CNBC’s Jim Cramer on Wednesday highlighted another outdoors-oriented stock that he thinks is sporting an attractive sell price.
“If you believe, as I do, that America is reopening rapidly but we’re not exactly going back to normal — too much social distancing — then Polaris is indeed the kind of stock you should own,” he said. “This is a company that benefits enormously from the V-shaped recovery thesis, and it also works with a slower recovery because the great outdoors is taking market share from every other form of recreation that involves crowded indoor spaces.”
Cramer said he regrets not spotting the upside in the outdoor recreation industry months prior.

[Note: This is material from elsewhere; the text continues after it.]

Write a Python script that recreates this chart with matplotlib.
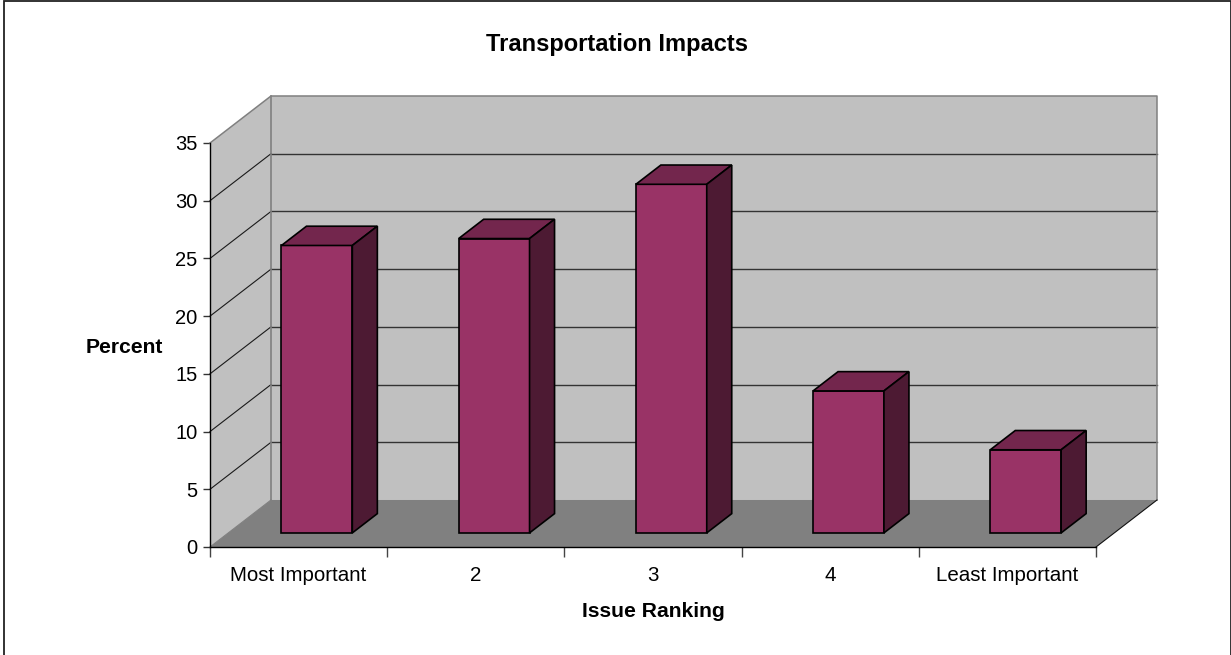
import matplotlib
matplotlib.use('Agg')
import matplotlib.pyplot as plt
from matplotlib.patches import Rectangle

plt.rcParams['font.family'] = ['Liberation Sans', 'DejaVu Sans']

categories = ['Most Important', '2', '3', '4', 'Least Important']
values = [24.9, 25.5, 30.2, 12.3, 7.2]
y_ticks = [0, 5, 10, 15, 20, 25, 30, 35]

W, H = 1231, 655
LEFT, RIGHT, BOTTOM, TOP = 210, 1096, 547, 143

# depth of the fake 3d box, in data units
DX = 61 / 177.2
DY = 47 / 11.54
BAR_W = 0.4
BAR_D0 = 0.30
BAR_D1 = 0.71

fig = plt.figure(figsize=(W / 100, H / 100), dpi=100)
ax = fig.add_axes([LEFT / W, 1 - BOTTOM / H, (RIGHT - LEFT) / W, (BOTTOM - TOP) / H])
ax.set_xlim(0, 5)
ax.set_ylim(0, 35)
ax.patch.set_visible(False)

# outer border, the bottom edge falls off the picture
fig.add_artist(Rectangle((4 / W, -3 / H), (W - 4.5) / W, (H + 1.5) / H, transform=fig.transFigure,
                         fill=False, edgecolor='#222222', linewidth=1.3))

# walls and floor
ymax = y_ticks[-1]
ax.fill([DX, 5 + DX, 5 + DX, DX], [DY, DY, ymax + DY, ymax + DY], color='#C0C0C0', lw=0, clip_on=False, zorder=1)
ax.fill([0, DX, DX, 0], [0, DY, ymax + DY, ymax], color='#C0C0C0', lw=0, clip_on=False, zorder=1)
ax.fill([0, 5, 5 + DX, DX], [0, 0, DY, DY], color='#808080', lw=0, clip_on=False, zorder=2)

# gridlines
for y in y_ticks[1:-1]:
    ax.plot([0, DX], [y, y + DY], color='#1a1a1a', lw=0.8, clip_on=False, zorder=2)
    ax.plot([DX, 5 + DX], [y + DY, y + DY], color='#333333', lw=1.0, clip_on=False, zorder=2)
ax.plot([0, DX, 5 + DX, 5 + DX], [ymax, ymax + DY, ymax + DY, DY], color='#808080', lw=1.1, clip_on=False, zorder=2)
ax.plot([DX, DX], [DY, ymax + DY], color='#808080', lw=1.2, clip_on=False, zorder=2)
ax.plot([5, 5 + DX], [0, DY], color='#111111', lw=0.8, clip_on=False, zorder=3)
ax.plot([0, DX], [0, DY], color='#808080', lw=0.8, clip_on=False, zorder=3)

# bars, drawn as three faces
for i, v in enumerate(values):
    x0 = i + 0.5 - BAR_W / 2 + BAR_D0 * DX
    x1 = x0 + BAR_W
    y0 = BAR_D0 * DY
    y1 = y0 + v
    ox = (BAR_D1 - BAR_D0) * DX
    oy = (BAR_D1 - BAR_D0) * DY
    ax.fill([x0, x1, x1, x0], [y0, y0, y1, y1], facecolor='#993366', edgecolor='black', lw=1.2, clip_on=False, zorder=5)
    ax.fill([x0, x1, x1 + ox, x0 + ox], [y1, y1, y1 + oy, y1 + oy], facecolor='#73264D', edgecolor='black', lw=1.2, clip_on=False, zorder=5)
    ax.fill([x1, x1 + ox, x1 + ox, x1], [y0, y0 + oy, y1 + oy, y1], facecolor='#4D1A33', edgecolor='black', lw=1.2, clip_on=False, zorder=5)

for s in ['top', 'right']:
    ax.spines[s].set_visible(False)
for s in ['left', 'bottom']:
    ax.spines[s].set_linewidth(1.0)
    ax.spines[s].set_zorder(4)

ax.set_yticks(y_ticks)
ax.tick_params(axis='y', length=5, width=1.0, pad=4, labelsize=14.5, color='#333333')
ax.set_xticks(range(6))
ax.set_xticklabels([])
ax.tick_params(axis='x', which='major', length=7, width=1.0, color='#444444')
ax.set_xticks([i + 0.5 for i in range(5)], minor=True)
ax.set_xticklabels(categories, minor=True, fontsize=14.8)
ax.tick_params(axis='x', which='minor', length=0, pad=13.5)

fig.text(617 / W, 1 - 51 / H, 'Transportation Impacts', ha='center', va='baseline', fontsize=17, fontweight='bold')
fig.text(124.5 / W, 1 - 353 / H, 'Percent', ha='center', va='baseline', fontsize=15.2, fontweight='bold')
fig.text(653.5 / W, 1 - 617 / H, 'Issue Ranking', ha='center', va='baseline', fontsize=15.2, fontweight='bold')

fig.savefig('out.png', dpi=100)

Last week, he said that the camping and recreational vehicle companies are “back in a big way” in the age of Covid-19. Polaris, which finished Wednesday’s session at $96.19, is still flashing a buying opportunity, he said.
Polaris shares have recovered all of their losses during the market meltdown that was triggered in February by the coronavirus outbreak. The stock fell about 60% from peak to trough and is now up more than 160% from its April lows.
The stock has pulled back 6% from the beginning of the trading week and is within $7 of its January closing high.
The camping and outdoor recreation space is catching Cramer’s attention as an investment alternative to the airlines and cruise industries that face a boatload of new social distancing challenges to fill their crafts with passengers.
“Polaris is taking share, they’re bringing in lots of new customers, and I think this is a once-in-a-generation opportunity for this company,” Cramer said.
Polaris appears to have taken a “genuine turn” after reporting first-quarter earnings in April, Cramer said. The company missed analyst estimates on the top and bottom lines during the coronavirus-plagued quarter, but later management presented information that Cramer saw as encouraging.
In late May, Polaris announced it saw a rebound in business and that it would stick to its dividend. Chairman and CEO Scott Wine said he saw “unprecedented demand for our brands and vehicles.” The company also made moves to give its balance sheet some wiggle room.
Cramer highlighted that the stock is selling for 17 times next year’s earnings, which he deemed was not a bargain but that it was attractive for the 2.5% dividend yield.
“Put it all together, you got an incredibly bullish business update, a confirmation that the dividend is staying put and a lot more financial flexibility,” he said.